Panic disorder is an often misunderstood illness which may strike the afflicted person at any time, day or night. Some of the symptoms of this illness are sudden weakness, dizziness, tingling or numbness in the extremities, and nausea which is preceded by a sudden and overwhelming attack of terror.
A person with panic disorder may also have the feelings of being smothered for no apparent reason, possibly accompanied with chest pains and chills, or the victim may feel flushed. Those who are stricken with panic disorder may also suffer through bouts the feeling of doom and the fear of losing total control of their emotions.
Panic disorder can be very devastating to the unfortunate individual having the episode. The fear which is triggered by not knowing what is exactly going on physically has the potential in itself to double the negative effects of the episode. During the attack, the afflicted sometimes believe that are experiencing a heart attack or losing their sanity entirely.
Sometimes panic disorder can be so severe that the individual is certain that they are going to die immediately, victims have no way of knowing how or when the next wave of terror will wash over them, causing them to worry excessively about when the next attack will strike. If intense enough, this fear alone can trigger the next attack.

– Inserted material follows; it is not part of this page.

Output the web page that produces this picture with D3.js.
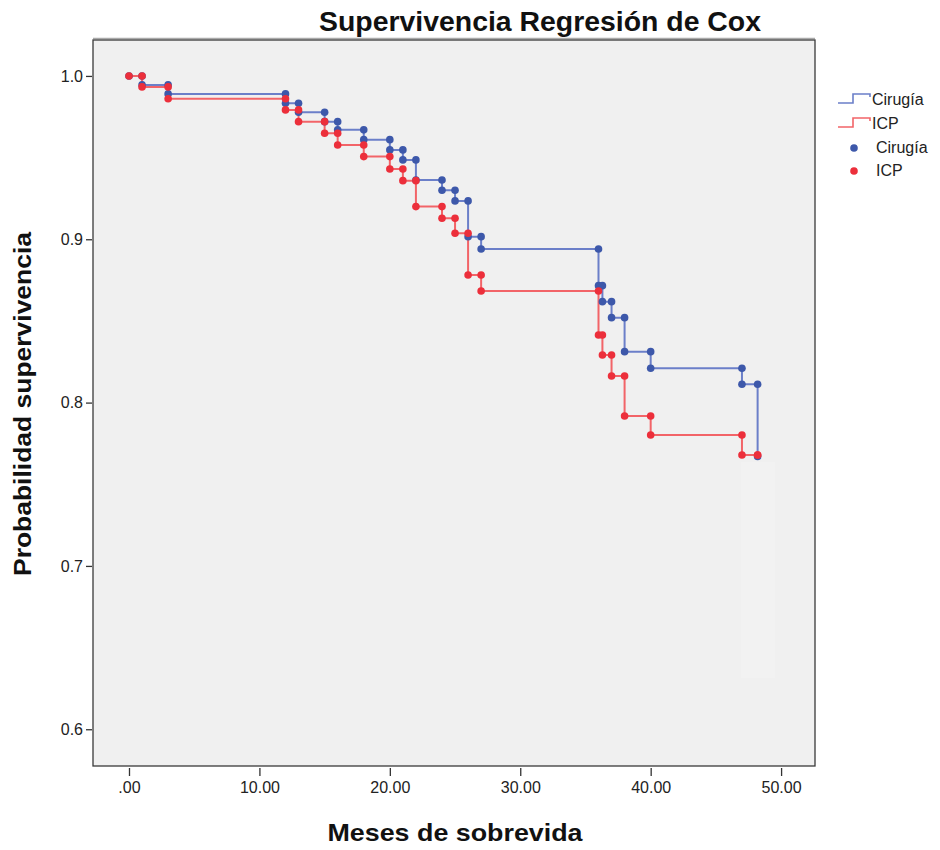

One of the worst things is that the attacks are totally unpredictable, and can even strike while the individual is sleeping. Usually an attack will peak within ten minutes of onset, and generally subsides gradually thereafter.
Panic disorder affects women more than men, and it is estimated that more than six million Americans suffer from this dreaded malady. Those who are afflicted with the disorder begin to show symptoms in late adolescence or during early part of adulthood. Although it appears that the susceptibility seems to be an inherited trait, many will have only one episode and never show any signs again.
Those who suffer from severe and repeated bouts can find themselves very limited in where they are willing to go, or even where they are willing to live. They will attempt to avoid social situations, as well as any similar instances or places where they have had prior attacks. This can become quite disabling to the panic stricken individual.
In severe instances, some individuals will restrict their normal activities such as doctor appointments, shopping and even driving. About one third of the victims of will become homebound because of the intenseness of the fear of, and during, an attack.
Panic disorder can often be tied together with drug abuse, alcoholism or depression. When this situation exists, then each separate problem must be addressed on its own. Only through separate treatment can the individual be made free of the accompanying ailments, and the panic disorder treated properly.